Op 12-04-2021 om 04:25 schreef ChenQi:
I think you write a script to do all the WATCH-STOP-CONTINUE stuff.
memwatch bitbake core-image-minimal
Options could be added.
memwatch --interval 5 --logfile test.log bitbake core-image-minimal
This script first becomes a session leader, then forks to start the 'bitbake' command as its child process.
Then, every several seconds (say 10s by default), it checks the current memory usage, and according to its policy, determines whether to stop/continue some process or not.
For stopping the process, you can first get all its child process by simply using the 'ps' command.

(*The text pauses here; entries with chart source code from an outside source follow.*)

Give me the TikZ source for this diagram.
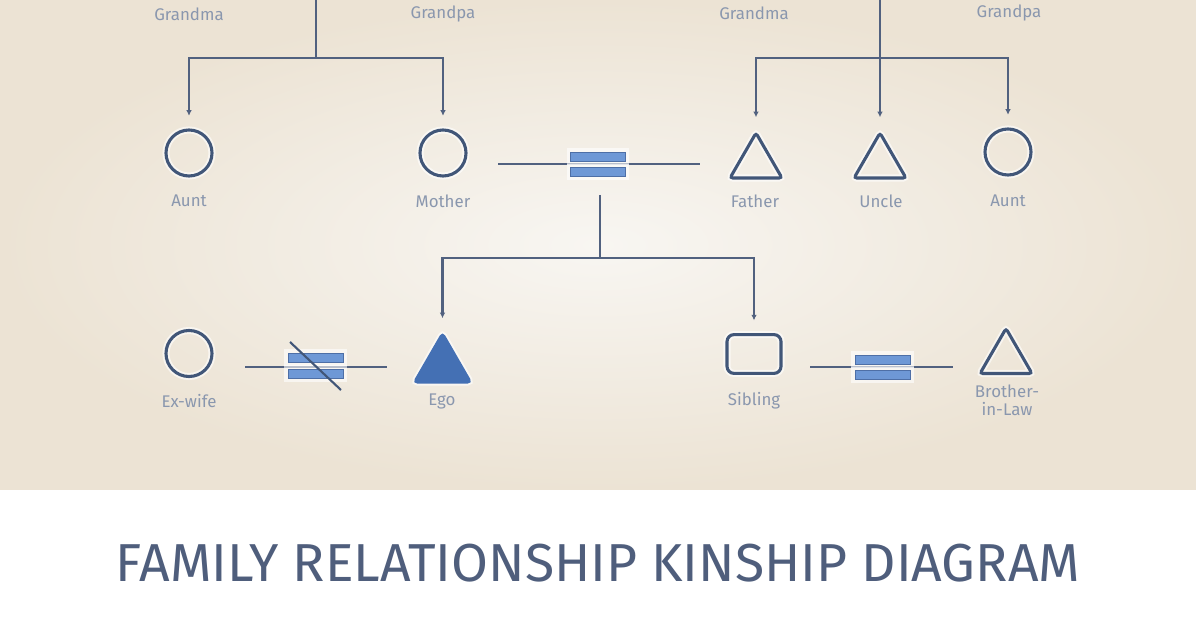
\documentclass[tikz,border=0pt]{standalone}
\usepackage{fontspec}
\setmainfont{Fira Sans}
\usetikzlibrary{shapes.geometric,arrows.meta,positioning}

\definecolor{paperin}{HTML}{F8F6F2}
\definecolor{paperout}{HTML}{ECE3D4}
\definecolor{kinline}{HTML}{51617F}
\definecolor{kinshape}{HTML}{415678}
\definecolor{kinfill}{HTML}{4470B4}
\definecolor{barfill}{HTML}{6E98D6}
\definecolor{barline}{HTML}{4E6FA6}
\definecolor{kintext}{HTML}{8A97AE}
\definecolor{kintitle}{HTML}{4F5E7C}

\begin{document}
\begin{tikzpicture}[x=0.025cm, y=-0.025cm,
    halo/.style={preaction={draw=white, line width=5pt, opacity=0.6}},
    female/.style={circle, draw=kinshape, line width=2.2pt, minimum size=1.15cm, inner sep=0pt, halo},
    male/.style={regular polygon, regular polygon sides=3, draw=kinshape, line width=2.2pt,
        rounded corners=2pt, minimum size=1.5cm, inner sep=0pt, halo},
    sibbox/.style={rectangle, draw=kinshape, line width=2.2pt, rounded corners=5pt,
        minimum width=1.35cm, minimum height=0.97cm, inner sep=0pt, halo},
    bar/.style={rectangle, draw=barline, fill=barfill, line width=0.6pt,
        minimum width=1.375cm, minimum height=0.225cm, inner sep=0pt, halo},
    link/.style={draw=kinline, line width=1.5pt},
    arr/.style={-{Latex[length=4pt,width=4pt]}, shorten >=9pt},
    lbl/.style={text=kintext, font=\fontsize{12}{13}\selectfont, align=center}]

\useasboundingbox (0,0) rectangle (1196,628);
% background
\shade[inner color=paperin, outer color=paperout] (0,0) rectangle (1196,490);
\fill[white] (0,490) rectangle (1196,628);

% grandparents, cut off at the top
\node[lbl] (gmaL) at (189,14) {Grandma};
\node[lbl] (gpaL) at (443,14) {Grandpa};
\node[lbl] (gmaR) at (754,13) {Grandma};
\node[lbl] (gpaR) at (1009,13) {Grandpa};
\coordinate (topL) at (316,0);
\coordinate (forkL) at (316,58);
\coordinate (topR) at (880,0);
\coordinate (forkR) at (880,58);

% parents, aunts and uncle
\node[female] (auntL) at (189,153) {};
\node[female] (mother) at (443,153) {};
\node[male] (father) at (756,163) {};
\node[male] (uncle) at (880,163) {};
\node[female] (auntR) at (1008,152) {};
\node[lbl] (auntLtxt) at (189,201) {Aunt};
\node[lbl] (mothertxt) at (443,201) {Mother};
\node[lbl] (fathertxt) at (755,201) {Father};
\node[lbl] (uncletxt) at (881,201) {Uncle};
\node[lbl] (auntRtxt) at (1008,201) {Aunt};

\draw[link] (topL) -- (forkL);
\draw[link,arr] (forkL) -| (auntL.north);
\draw[link,arr] (forkL) -| (mother.north);
\draw[link,arr] (topR) -- (uncle.north);
\draw[link,arr] (forkR) -| (father.north);
\draw[link,arr] (forkR) -| (auntR.north);

% marriage of the parents
\coordinate (wedL) at (498,164);
\coordinate (wedR) at (700,164);
\draw[link] (wedL) -- (wedR);
\node[bar] (wedTop) at (598,156.5) {};
\node[bar] (wedBot) at (598,172) {};

% children
\coordinate (kidTop) at (600,195);
\coordinate (kidFork) at (600,258);
\node[male, fill=kinfill, draw=kinfill, minimum size=1.6cm] (ego) at (442.5,366) {};
\node[sibbox] (sibling) at (754,354) {};
\draw[link] (kidTop) -- (kidFork);
\draw[link,arr] (kidFork) -| (ego.north);
\draw[link,arr] (kidFork) -| (sibling.north);

% divorce
\node[female] (exwife) at (189,353.5) {};
\coordinate (divL) at (245,367);
\coordinate (divR) at (387,367);
\draw[link] (divL) -- (divR);
\node[bar] (divTop) at (315.5,357.5) {};
\node[bar] (divBot) at (315.5,373.5) {};
\coordinate (cutA) at (290,342);
\coordinate (cutB) at (341,390);
\draw[kinshape, line width=1.5pt] (cutA) -- (cutB);

% sibling's marriage
\node[male] (brolaw) at (1006,358.5) {};
\coordinate (sibL) at (810,367);
\coordinate (sibR) at (953,367);
\draw[link] (sibL) -- (sibR);
\node[bar] (sibTop) at (882.5,359.5) {};
\node[bar] (sibBot) at (882.5,375) {};

\node[lbl] (exwifetxt) at (189,401) {Ex-wife};
\node[lbl] (egotxt) at (442,401) {Ego};
\node[lbl] (siblingtxt) at (754,401) {Sibling};
\node[lbl] (brolawtxt) at (1007,400) {Brother-\\in-Law};

% title
\node[text=kintitle, font=\fontsize{38}{40}\selectfont] (title) at (598,563)
    {FAMILY RELATIONSHIP KINSHIP DIAGRAM};
\end{tikzpicture}
\end{document}
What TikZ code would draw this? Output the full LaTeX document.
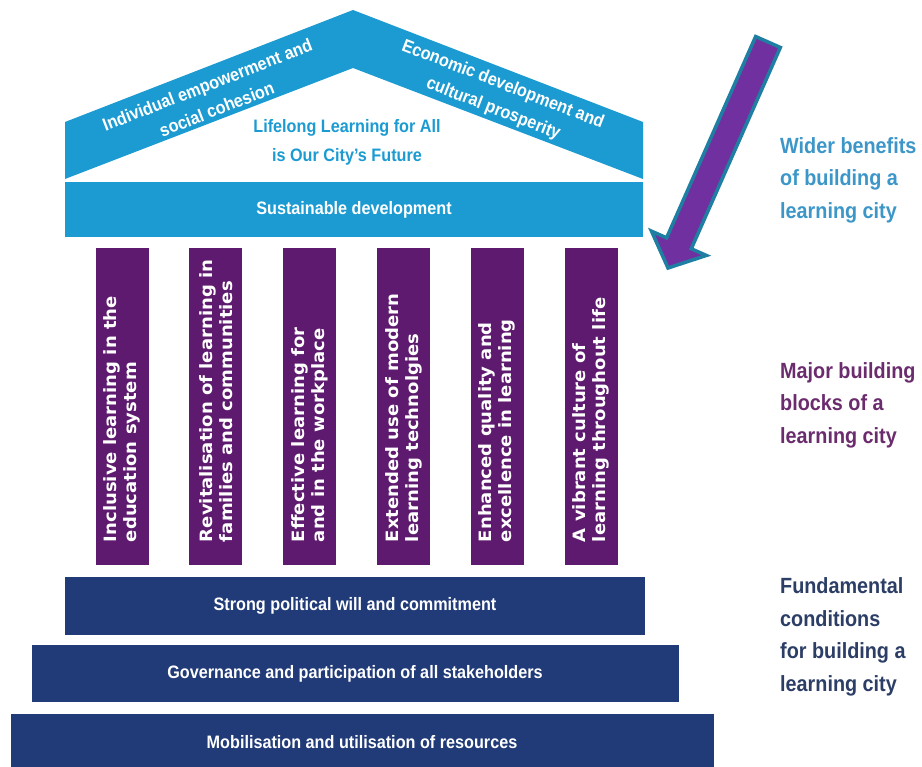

$ ps o vsize,comm,pid -s 28303 | sort -n -r
317284 emacs 12883
28912 ps 36302
26248 sort 36303
21432 man 24797
17992 bash 28303
9852 pager 24807
VSZ COMMAND PID
Then skip the bitbake processes, stop the first one that uses the largest memory, record its PID.
For continuing processes, just start it according to the records. Maybe using FILO by default?
Yeah, so we would be having memwatch as a baby sitter.
I would be nicer to have it built into bitbake, but this would work too.
On 04/11/2021 11:23 PM, Gmane Admin wrote:
My build machine has 8 cores + HT so bitbake enthusiastically assumes 16. However I have (only?) 16GB of RAM (+24GB swap space).
16GB of RAM has always been more then enough with 4 core + HT, but now building certain recipes (nodejs, but rust will probably do it as well) eats up more memory then there actually is RAM causing excessive swapping.
In fact the swapping is so excessive that just this single recipe determines largely the total image build time. However restricting bitbake (or actually parallel make) to use only 4 cores + HT sounds also like a waste.
I know this has been looked at in the past, but I think it needs fundamental resolving (other then, hé, why not add just another stick of memory).
What I do manually when I run into swapping so bad my desktop becomes unresponsive is ssh from another machine and then stop (not kill) the processes that use the most memory.
These then get swapped out, but not back in, allowing the remaining tasks to complete without swapping. Then when sufficient memory becomes free again I continue the stopped processes.
Isn't this something that could be added to bitbake to automate using memory efficiently?